Nibbling at the last bit of green grass showing










Here's some blurred pictures that I thought looked cool




























What you doin'?



















There goes mamma, lets follow her! (little did they know that I was luring them back to the pen!)










How could you decieve me like that? I'm just going to ignore you...
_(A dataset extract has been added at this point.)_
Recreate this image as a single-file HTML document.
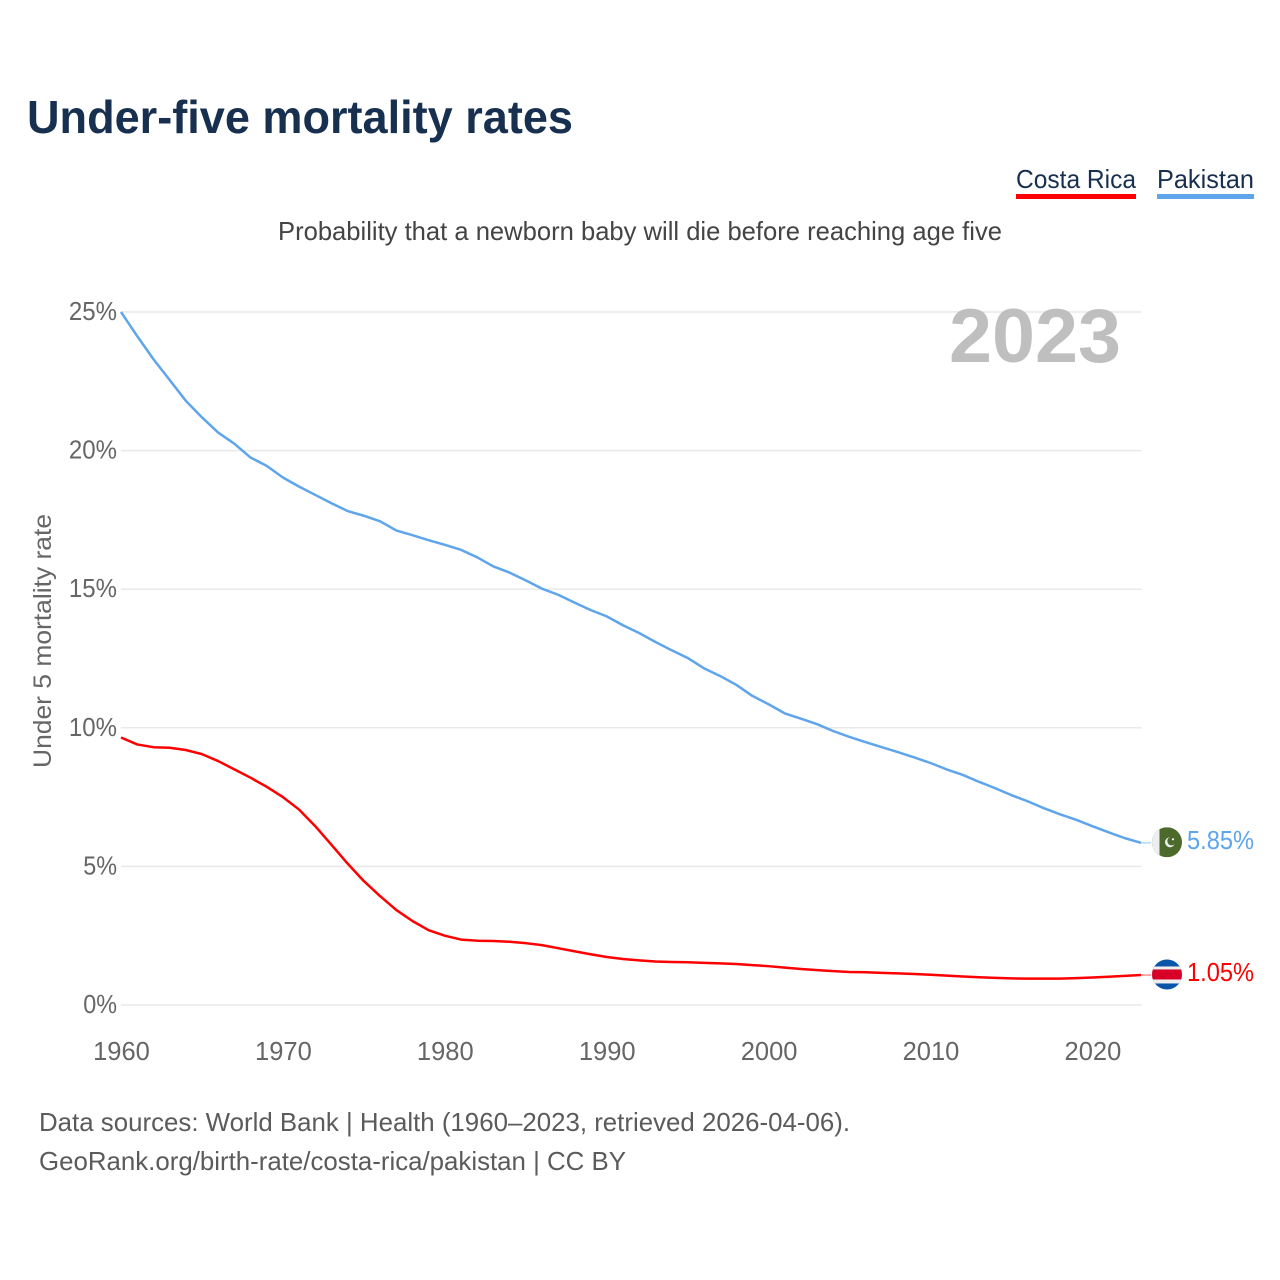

You refilled our hayracks with our favorite brand of hay? OK we forgive you


----------



## Muddy Creek Farm (Oct 5, 2007)

I LOVE THE ROCK! The boys look very happy! You can tell they love their grain!


----------



## enjoytheride (Oct 5, 2007)

I love that first picture of Melnio (?) standing in the leaves- really nice.


----------



## Hailee's Herd (Oct 5, 2007)

Melino is getting huge! How old is he now?


----------



## PACE (Oct 8, 2007)

Thanks. Here's a few videos I took today... not too interesting, but here they are. You'll see plenty face shots of Pace's :roll: My oh my... that little guy sure has character! He's the littlest one and the most bossy... at the end of the first one he bullies Melino, poor guy lol. Melino does dish out his fair share of poundings though :wink:

http://s145.photobucket.com/albums/r221 ... 8160_2.flv

http://s145.photobucket.com/albums/r221 ... 8154_2.flv


----------



## PACE (Oct 8, 2007)

Oh, and Melino is almost 7 months old now... I think lol. He was born April 14.


----------



## fcnubian (Oct 23, 2007)

Great pictures! Cute goats


----------



## liz (Oct 5, 2007)

Melino is getting bigger...he is a bit lighter in color than the Alpine wether my mom had...Buck passed 21/2 years ago at 10 years old.....he was the size of a 3 month old beef calf...his height was impressive when he stood on his hind legs... and when he was on all fours his back was at my waist and I'm 5'9!! Pace and Shanti are gonna be sorry one day for bullying him! lol !!  He does look so sweet


----------



## GSFarm (Oct 6, 2007)

Melino is so beautiful!!


----------



## PACE (Oct 8, 2007)

Thanks everyone! The boys wew SO playful after dinner tonight! I wish I had it on video! Melino was completely spazzing out, leaping and twisting and charging around the pen. He kept bouncing off the fence and side of the rock and rearing up to play with Pace. He even jumped on me a few times since he was so excited. But I had to rap him on the nose-- his hooves hurt! He would run really fast around the pen, come back, stop, and leap straight up into the air before dashing off playfully again! He was the most active since he's got that young spirit still lol. They were all so fluffy and joyful. Pace was standing on top of the rock... bouncing up and down and turning in little circles really fast... when Melino ran up he gave the mightiest little rear :roll: and pushed him off. Shanti was just kind of trotting around after the others and butting them when they ran past... spoil sport :lol: Anyway, it was nice to see them so happy and just full of spirit! I mean, they're always goofy and perky, but tonight they were just bonkers LOL! I think they like the cold! Anyway, that was a missed kodak moment... of course they're going to be all bouncy when I don't have my camera :doh:


----------



## Crissa (Oct 7, 2007)

That sounds sooo funny!
My girls were the same though, weird! Even my sheep were bouncing, jumping, running, and rough housing! I think I did manage to get a couple videos, not very good though. Just let me upload them! :wink:

Edit: Here you go! 
http://s65.photobucket.com/albums/h219/ ... IM0847.flv
http://s65.photobucket.com/albums/h219/ ... IM0848.flv


----------



## PACE (Oct 8, 2007)

Too cute  ! I love seeing happy, playful animals! I love how the sheep bounce up and down even though they're so long and gangley :lol: And of course the Nubian's ears :drool: I'm gonna have to get a big playful Nubian just for its ears lol. It's so great how even though I was pretty stressed out (tough day at school) I come home to my loving, jolly goats and couldn't help but just laugh out loud. I think they know when you need an extra boost and just show off more than usual to cheer you up :angel: Well it worked! Then when they're done with a round of performing for me, they gather around and look up with these sweet little faces, as if to say "how was that?"


----------